The FTQ is a queue of instruction address blocks. It is used to bridge the gap between the branch predictor and the instruction cache[Reinman 99]. The fetch engine deqeueues the FTQ for getting the instruction addresses to execute. The FTQ provides the buffering necessary to allow the branch predictor and i-cache to operate autonomously. It allows the branch predictor to work ahead of the i-cache when the latter is stalled due to an i-cache miss.

Each FTQ entry contains upto 3 fetch block entries and the target address for the branch ending the basic block. Each fetch block entry represents an L1 i-cache line. Each fetch block entry contains a valid bit, an enqueued prefetch bit (whether the entry has been enqueued for prefetch already) and the cache block address.

Changes to Simplescalar

The FTQ gets filled by the FTB and it provides instruction address blocks to the fetch unit. So the fetch unit had to be modified to make use of instruction blocks provided by the FTQ. The FTQ also provided some interfaces for use by the prefetch filtering mechanism.

2.4Prefetch Instruction Queue (PIQ) and Prefetch Filter

The Prefetch Instruction Queue is a queue of addresses waiting to be prefetched by the prefetch engine. Each PIQ entry basically indicates a cache line which is to be prefetched. Entries are inserted into the PIQ every cycle by the Prefetch Filtration Mechanism. The earlier a prefetch can be initiated before the fetch block reaches the I-cache, the greater the potential to hide the miss latency. At the same time, the farther the fetch block is on the FTQ, the more likelihood of it being on a mispredicted branch. So the heuristic [Reinman 99] starts choosing entries starting from second FTQ entry and goes upto 10th entry in the FTQ. The first entry in the FTQ is skipped as there would be little benefit starting to prefetch it when it is close to being fetched by the i-cache. By searching only 9 entries, we reduce the time required to find matching entries to insert into the PIQ. Based on exact timings, even multiple entries can be inserted into PIQ in one cycle. Currently we enqueue upto 3 entries into the PIQ at one time. Associated with each PIQ entry is a prefetch buffer. We implemented the PIQ and prefetch stream buffers with same number of entries but it is possible to use lesser prefetch buffers based on the memory hierarchy and latencies. The prefetch mechanism deqeues entries from the PIQ and schedules them for prefetch. Thus the filtration mechanism fills the PIQ while the Prefetch mechanism empties it.

Changes to Simplescalar

A new mechanism was added which checked the FTQ for any entries which could be enqueued for prefetch and were not already enqueued. Here the filtration scheme looked at FTQ entries, filtered them based on above heuristic and enqueued them into the PIQ for prefetch. Whenever the L2 bus was free and a stream buffer was available, the prefetch mechanism dequeued an entry from the PIQ and started prefetching it.

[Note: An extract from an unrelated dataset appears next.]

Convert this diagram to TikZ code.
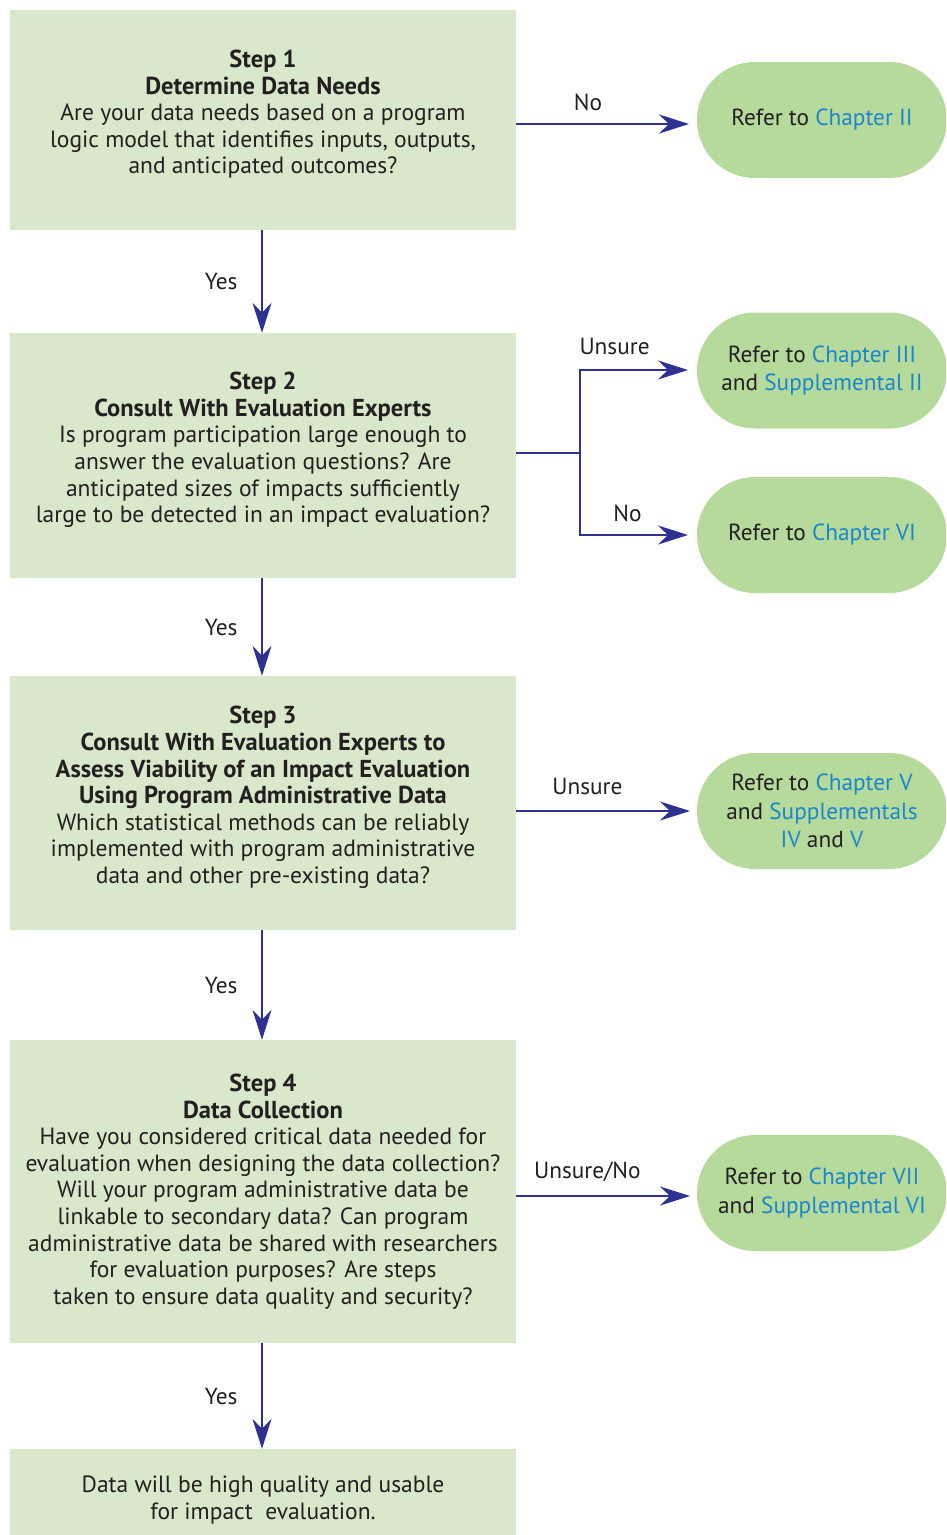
\documentclass[tikz,border=0pt]{standalone}
\usepackage{fontspec}
\setmainfont{PT Sans}
\usetikzlibrary{arrows.meta}
\definecolor{boxfill}{RGB}{217,232,203}
\definecolor{pillfill}{RGB}{182,218,156}
\definecolor{arrowc}{RGB}{46,49,146}
\definecolor{linkc}{RGB}{28,134,204}
\definecolor{txt}{RGB}{35,31,32}
\newcommand{\lk}[1]{\textcolor{linkc}{#1}}
\newcommand{\hd}[1]{{\fontsize{24.5}{26.6}\selectfont\textbf{#1}}}
\newcommand{\upshift}{\rule[-16pt]{0pt}{1pt}}
\tikzset{
  every node/.style={text=txt},
  stepbox/.style={fill=boxfill, draw=none, minimum width=506pt, align=center,
    font=\fontsize{23.5}{26.6}\selectfont, inner sep=0pt},
  pill/.style={fill=pillfill, draw=none, minimum width=250pt, minimum height=116pt,
    rounded corners=58pt, align=center, font=\fontsize{23.3}{28.5}\selectfont, inner sep=0pt},
  conn/.style={draw=arrowc, line width=2.3pt, -{Stealth[length=30pt,width=19pt,inset=10pt]}},
  lbl/.style={font=\fontsize{23.3}{25}\selectfont},
}
\begin{document}
\begin{tikzpicture}[x=1pt,y=-1pt]
\useasboundingbox (0,0) rectangle (946,1535);
\begin{scope}
\clip (0,0) rectangle (946,1535);
% step boxes
\node[stepbox, minimum height=220pt] (s1) at (263,120)
  {\hd{Step 1}\\ \hd{Determine Data Needs}\\ Are your data needs based on a program\\ logic model that identifies inputs, outputs,\\ and anticipated outcomes?\upshift};
\node[stepbox, minimum height=245pt] (s2) at (263,455.5)
  {\hd{Step 2}\\ \hd{Consult With Evaluation Experts}\\ Is program participation large enough to\\ answer the evaluation questions? Are\\ anticipated sizes of impacts sufficiently\\ large to be detected in an impact evaluation?\upshift};
\node[stepbox, minimum height=254pt] (s3) at (263,803)
  {\hd{Step 3}\\ \hd{Consult With Evaluation Experts to}\\ \hd{Assess Viability of an Impact Evaluation}\\ \hd{Using Program Administrative Data}\\ Which statistical methods can be reliably\\ implemented with program administrative\\ data and other pre-existing data?\upshift};
\node[stepbox, minimum height=303pt] (s4) at (263,1191.5)
  {\hd{Step 4}\\ \hd{Data Collection}\\ Have you considered critical data needed for\\ evaluation when designing the data collection?\\ Will your program administrative data be\\ linkable to secondary data? Can program\\ administrative data be shared with researchers\\ for evaluation purposes? Are steps\\ taken to ensure data quality and security?};
\node[stepbox, minimum height=91pt] (s5) at (263,1494.5)
  {\rule{0pt}{28pt}Data will be high quality and usable\\ for impact\ \ evaluation.};
% pills
\node[pill] (p1) at (822,120) {Refer to \lk{Chapter II}};
\node[pill] (p2) at (822,370.5) {Refer to \lk{Chapter III}\\ and \lk{Supplemental II}};
\node[pill] (p3) at (822,535) {Refer to \lk{Chapter VI}};
\node[pill] (p4) at (822,811) {Refer to \lk{Chapter V}\\ and \lk{Supplementals}\\ \lk{IV} and \lk{V}};
\node[pill] (p5) at (822,1193) {Refer to \lk{Chapter VII}\\ and \lk{Supplemental VI}};
\end{scope}
% vertical connectors
\draw[conn] (s1.south -| 262,0) -- (s2.north -| 262,0) node[lbl, midway, left=20pt] {Yes};
\draw[conn] (s2.south -| 262,0) -- (s3.north -| 262,0) node[lbl, midway, left=20pt] {Yes};
\draw[conn] (s3.south -| 262,0) -- (s4.north -| 262,0) node[lbl, midway, left=20pt] {Yes};
\draw[conn] (s4.south -| 262,0) -- (s5.north -| 262,0) node[lbl, midway, left=20pt] {Yes};
% horizontal connectors
\coordinate (c1) at (516,124);
\coordinate (e1) at (689,124);
\draw[conn] (c1) -- (e1) node[lbl, pos=0.416, above=9pt] {No};
\coordinate (c2) at (516,453);
\coordinate (j2) at (580,453);
\coordinate (e2a) at (688,370);
\coordinate (e2b) at (688,535);
\draw[draw=arrowc, line width=2.3pt] (c2) -- (j2);
\draw[conn] (j2) |- (e2a) node[lbl, pos=0.66, above=11pt] {Unsure};
\draw[conn] (j2) |- (e2b) node[lbl, pos=0.72, above=9pt] {No};
\coordinate (c3) at (516,811);
\coordinate (e3) at (690,811);
\draw[conn] (c3) -- (e3) node[lbl, pos=0.41, above=12pt] {Unsure};
\coordinate (c4) at (516,1196);
\coordinate (e4) at (690,1196);
\draw[conn] (c4) -- (e4) node[lbl, pos=0.41, above=10pt] {Unsure/No};
\end{tikzpicture}
\end{document}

2.5 Recovery on mispredictions

On a misprediction, the FTQ, PIQ and Prefetch Buffer entries are invalidated and the FTB is updated with the correct branch information. Based on their utilizations, the sizes of the FTQ and PIQ can be accordingly set.

3Stream Buffers

3.1Introduction

Stream Buffers are used to reduce penalty due to compulsory and capacity miss problems. A stream buffer is a cache that is 1 cycle far from the L1 cache. This means that a miss in L1 serviced by the stream buffer will incur a penalty of 1 cycle. The buffers are probed in parallel with an i-cache access and if the i-cache access misses, then in the next cycle , the cache block is fetched into the i-cache from the stream buffer. The buffers can be probed in different ways. We have explored 2 ways of probing the buffer. In one policy the buffer is a FIFO queue where only the head entry contains a comparator. So any probe is compared against the head of the queue. If the entry is present then its serviced or else the entire queue is flushed and prefetching occurs from the next sequential block from the miss. This scheme has the advantage of being simple and a comparator is required only at the head. Another policy that we have explored is LRU. This policy uses a fully associative prefetch buffer with a LRU replacement strategy, adding a replaceable bit to each prefetch buffer entry. A prefetch would be initiated only if there was an entry marked as replaceable in the prefetch buffer, choosing the least recently used replaceble entry. On a miss all entries would be marked as replaceable . They would also be marked as replaceable in the prefetch buffer when the matching cache blocks are fetched during the instruction cache fetch.

Changes to Simplescalar

The stream buffer logic and policies were implemented separately. Changes were made to the fetch unit of the simplescalar, the L1 i-cache miss handler and the main pipeline loop. Additional Configuration parameters were added to configure the stream buffer for different runs. The fetch unit of simplescalar was modified to probe the stream buffer in parallel with the i-cache lookup. The prefetch was initiated after the fetch in the pipeline to give priority to instruction fetches over prefetch. The L1 miss handler was modified so that a miss in L1 and a corresponding hit in the stream buffer is serviced by the stream buffer. If a miss occurs both in L1 and the stream buffer then an L2 cache access is made. During such an access , the stream buffers are flushed appropriately and the next prefetch address is also set. Cases when an instruction fetch is blocked by an ongoing prefetch were also accounted for.